Looking at cute animals is good for our health
At the BBC’s request, science writer and entertainer Simon Watt set out to explore the fascinating biology and psychology behind the effect that looking at cute animals has on our brains. But half an hour of image-searching photos of ducklings, puppies, owlets and sugar gliders, gave him pause for thought: ‘I have fallen down a rabbit hole – a cute ickle bunny wabbit hole. I have looked at so many adorable photos that I am starting to wonder if cats are taking over the internet and I have dissolved into a twee mess, compulsively cooing at my computer screen. I feel like my brain has melted to mush.’ A short period of cold turkey later, Simon’s scientist brain is back on: here’s his report.
I have been here before. A few months back, I became a father. It is easily the best experience of my life and I have found a caring, soft streak within myself that I did not know I had. I look at my son and I instantly want to give him a hug. I think he is amazing.

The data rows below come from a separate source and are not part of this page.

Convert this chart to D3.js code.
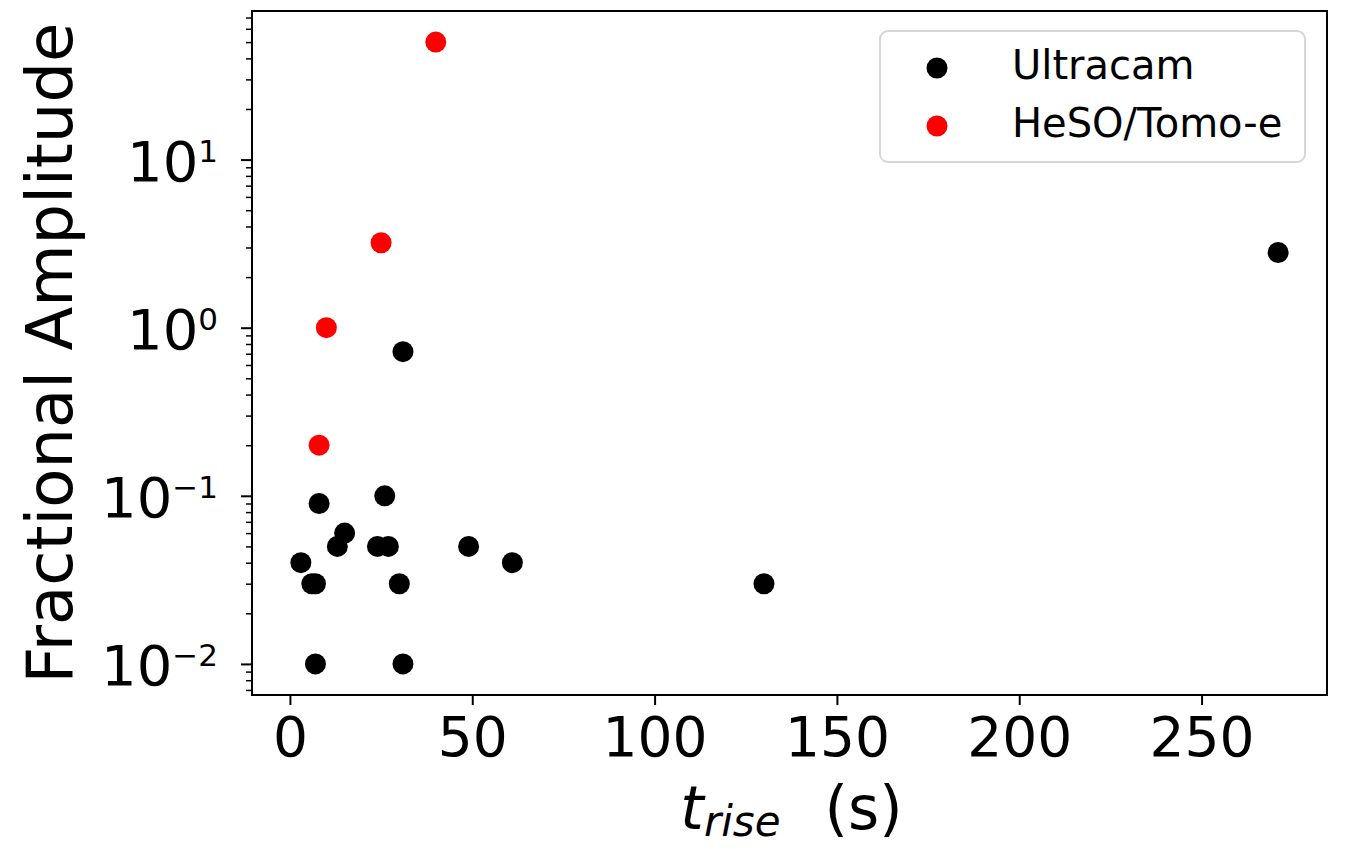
<!DOCTYPE html>
<html>
<head>
<meta charset="utf-8">
<script src="https://cdn.jsdelivr.net/npm/d3@7"></script>
<style>
  html, body { margin: 0; padding: 0; background: #fff; }
  svg { display: block; font-family: "DejaVu Sans", sans-serif; }
</style>
</head>
<body>
<svg id="chart" width="1345" height="849"></svg>
<script>
// Rise time (s) and fractional amplitude per instrument
const ultracamRise = [3, 6, 7, 7, 8, 13, 15, 24, 26, 27, 30, 31, 31, 49, 61, 130, 271];
const ultracamAmp  = [0.04, 0.03, 0.03, 0.01, 0.09, 0.05, 0.06, 0.05, 0.1, 0.05, 0.03, 0.01, 0.72, 0.05, 0.04, 0.03, 2.8];
const hesoRise = [8, 10, 25, 40];
const hesoAmp  = [0.2, 1.0, 3.2, 50];

const xTicks = [0, 50, 100, 150, 200, 250];
const yMajorTicks = [0.01, 0.1, 1, 10];
const yTickExponents = ["\u22122", "\u22121", "0", "1"];

const seriesNames = ["Ultracam", "HeSO/Tomo-e"];
const seriesColors = ["#000000", "#ff0000"];

const svg = d3.select("#chart");
const plotL = 252, plotR = 1327, plotT = 11, plotB = 695;

// Axis limits padded by 5% of the data span (log space for y)
const allX = ultracamRise.concat(hesoRise);
const allY = ultracamAmp.concat(hesoAmp);
const [xMin, xMax] = d3.extent(allX);
const xPad = (xMax - xMin) * 0.05;
const [lyMin, lyMax] = d3.extent(allY).map(Math.log10);
const lyPad = (lyMax - lyMin) * 0.05;

const x = d3.scaleLinear().domain([xMin - xPad, xMax + xPad]).range([plotL, plotR]);
const y = d3.scaleLog().domain([Math.pow(10, lyMin - lyPad), Math.pow(10, lyMax + lyPad)]).range([plotB, plotT]);

// Minor log ticks (2..9 of each decade inside the domain)
const yMinor = [];
for (let e = -3; e <= 2; e++) {
  for (let m = 2; m <= 9; m++) {
    const v = m * Math.pow(10, e);
    if (v >= y.domain()[0] && v <= y.domain()[1]) yMinor.push(v);
  }
}

// x axis
svg.append("g")
  .attr("transform", `translate(0,${plotB})`)
  .call(d3.axisBottom(x).tickValues(xTicks).tickSize(10).tickPadding(12).tickFormat(d3.format("d")))
  .call(g => g.select(".domain").remove())
  .call(g => g.selectAll(".tick line").attr("stroke", "#000").attr("stroke-width", 2))
  .call(g => g.selectAll(".tick text").attr("font-size", 55).attr("fill", "#000")
      .attr("font-family", "DejaVu Sans").attr("dy", "0.71em"));

// y axis minor ticks
svg.append("g")
  .attr("transform", `translate(${plotL},0)`)
  .call(d3.axisLeft(y).tickValues(yMinor).tickSize(6).tickFormat(""))
  .call(g => g.select(".domain").remove())
  .call(g => g.selectAll(".tick line").attr("stroke", "#000").attr("stroke-width", 1.5));

// y axis major ticks with power-of-ten labels
svg.append("g")
  .attr("transform", `translate(${plotL},0)`)
  .call(d3.axisLeft(y).tickValues(yMajorTicks).tickSize(11).tickPadding(23).tickFormat(""))
  .call(g => g.select(".domain").remove())
  .call(g => g.selectAll(".tick line").attr("stroke", "#000").attr("stroke-width", 2))
  .call(g => g.selectAll(".tick text").each(function(d, i) {
      const t = d3.select(this)
        .attr("font-family", "DejaVu Sans")
        .attr("fill", "#000")
        .attr("dy", null)
        .attr("y", 21)
        .attr("text-anchor", "end");
      t.append("tspan").attr("font-size", 56).text("10");
      t.append("tspan").attr("font-size", 31).attr("dy", -19).text(yTickExponents[i]);
  }));

// plot frame
svg.append("rect")
  .attr("x", plotL).attr("y", plotT)
  .attr("width", plotR - plotL).attr("height", plotB - plotT)
  .attr("fill", "none").attr("stroke", "#000").attr("stroke-width", 2);

// points
const dotR = 10.5;
svg.append("g").selectAll("circle")
  .data(d3.zip(ultracamRise, ultracamAmp))
  .join("circle")
  .attr("cx", d => x(d[0])).attr("cy", d => y(d[1]))
  .attr("r", dotR).attr("fill", seriesColors[0]);

svg.append("g").selectAll("circle")
  .data(d3.zip(hesoRise, hesoAmp))
  .join("circle")
  .attr("cx", d => x(d[0])).attr("cy", d => y(d[1]))
  .attr("r", dotR).attr("fill", seriesColors[1]);

// legend
const legend = svg.append("g");
legend.append("rect")
  .attr("x", 880).attr("y", 31).attr("width", 425).attr("height", 131)
  .attr("rx", 8).attr("ry", 8)
  .attr("fill", "#fff").attr("fill-opacity", 0.8)
  .attr("stroke", "#d6d6d6").attr("stroke-width", 2);
seriesNames.forEach((name, i) => {
  const cy = 68 + i * 58;
  legend.append("circle").attr("cx", 937).attr("cy", cy).attr("r", dotR).attr("fill", seriesColors[i]);
  legend.append("text")
    .attr("x", 1012).attr("y", cy + 11)
    .attr("font-size", 40).attr("fill", "#000")
    .text(name);
});

// axis labels
const xl = svg.append("text")
  .attr("x", (plotL + plotR) / 2 + 2).attr("y", 829)
  .attr("text-anchor", "middle").attr("fill", "#000").attr("font-size", 60);
xl.append("tspan").attr("font-style", "italic").text("t");
xl.append("tspan").attr("font-style", "italic").attr("font-size", 42).attr("dy", 7).text("rise");
xl.append("tspan").attr("dy", -7).attr("dx", 44).text("(s)");

svg.append("text")
  .attr("transform", `translate(72,${(plotT + plotB) / 2}) rotate(-90)`)
  .attr("text-anchor", "middle").attr("fill", "#000").attr("font-size", 64)
  .text("Fractional Amplitude");
</script>
</body>
</html>
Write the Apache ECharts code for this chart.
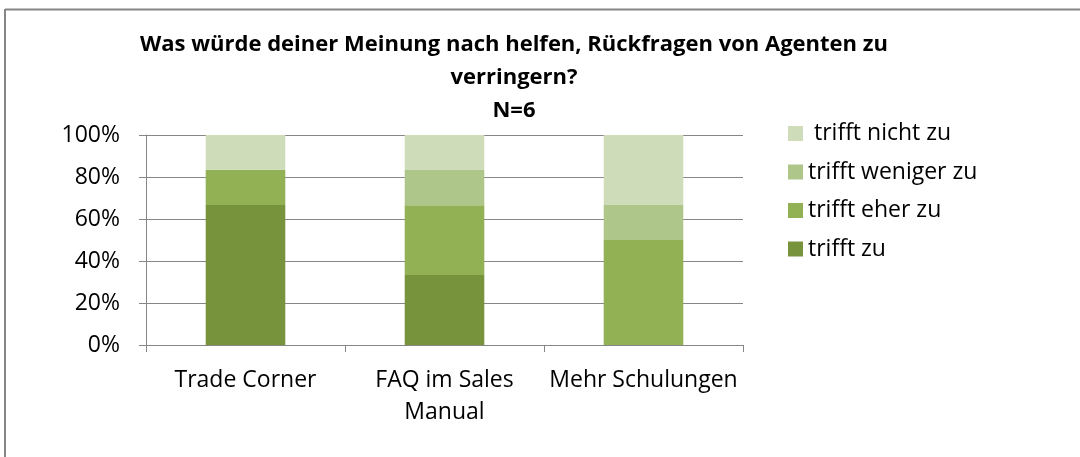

Objectively, as a biologist, I know the truth is that the human child is rubbish. All human children are: weak, vulnerable, pathetic little creatures. By contrast, a baby giraffe is up and running on its spindly legs in a matter of hours – it is born fit to flee and escape the many predators that are out to get it.
My son is hopeless and, oh my word, how I love him! Compared to other species, human babies are extremely underdeveloped at birth. Some estimate that a pregnant mother would have to carry a baby for 18 to 21 months, instead of the usual nine, for it to have the neurological and cognitive development of a new-born chimpanzee. Our babies are born too early to be independent and so we have evolved as a species to make nurturing them one of our priorities: the human urge to nurture helped our species by ensuring the survival of the vulnerable infant and the passing on of knowledge.
Babies have several features which distinguish them from adults: their eyes are proportionately larger, their faces are more rounded, their noses are smaller, and their bodies are comparatively small and podgy. The behavioural biologist Konrad Lorenz was one of the first people to document these differences and named them the ‘baby schema’. It seems that, when we observe these traits, our maternal and paternal instincts are ramped up. Our brains are so attuned towards nurturing that when we see such features anywhere – even on something as dangerous as a baby tiger – there is a part of us which gets ready for a cuddle.
There are many species where these infant-like features are even present in the adult form: for example, slow lorises have huge eyes; sloths seem ready-made for a hug; and the fluffy fur of many species is similar to the soft plumpness of a new-born.
An aggressive urge to squeeze something so fragile might at first seem like a dangerous one. However, there is some research to show that not only is it natural but that it may even be a sign of emotional health. Psychologists at Yale University found that people who have extremely positive reactions to images of cute babies also yearned for stronger, more aggressive actions such as wanting to pinch the babies' cheeks. There are many places where, psychologically speaking, our reactions can seem counter-intuitive. We cry tears of joy and laugh nervously. Some scientists think that these secondary, opposing reactions may also serve to temper an initial overwhelming emotion, and so restore equilibrium. Indeed, studies show that people who experience these contradictory feelings tend to reach emotional balance more quickly. I am looking at a photo of a baby polar bear and I have an urge to bite it: in the wild, I doubt if such an action would work out well for me.
There may, though, be a plus side to looking at all these adorable pictures. Some research suggests that spending time looking at photos of fluffy animals can make us more productive. In 2012, researchers at Hiroshima University showed volunteers a series of pictures before asking them to complete a manual task, akin to the board game ‘Operation’, where they had to drop various body pieces into holes without touching the edges. Some of the participants were shown pictures of a tasty snack, while others were shown photos of adult animals and a third group was shown images of infant animals. Those who looked at cute and cuddly photos of baby animals consistently outperformed their peers. Caring for babies not only involves tenderness but also requires careful attention to the babies’ physical and mental states as well as vigilance against possible threats. The scientists who conducted the study think that by tapping into these nurturing instincts, by looking at cute photos, the performance of perceptual and motor tasks is improved. It seems to make sense that looking at a baby would make you less likely to drop it.
It also means that I can count that half-hour ‘research period’ going gooey over pictures of piglets as well worth it. Without it, this article might have taken twice the time to write!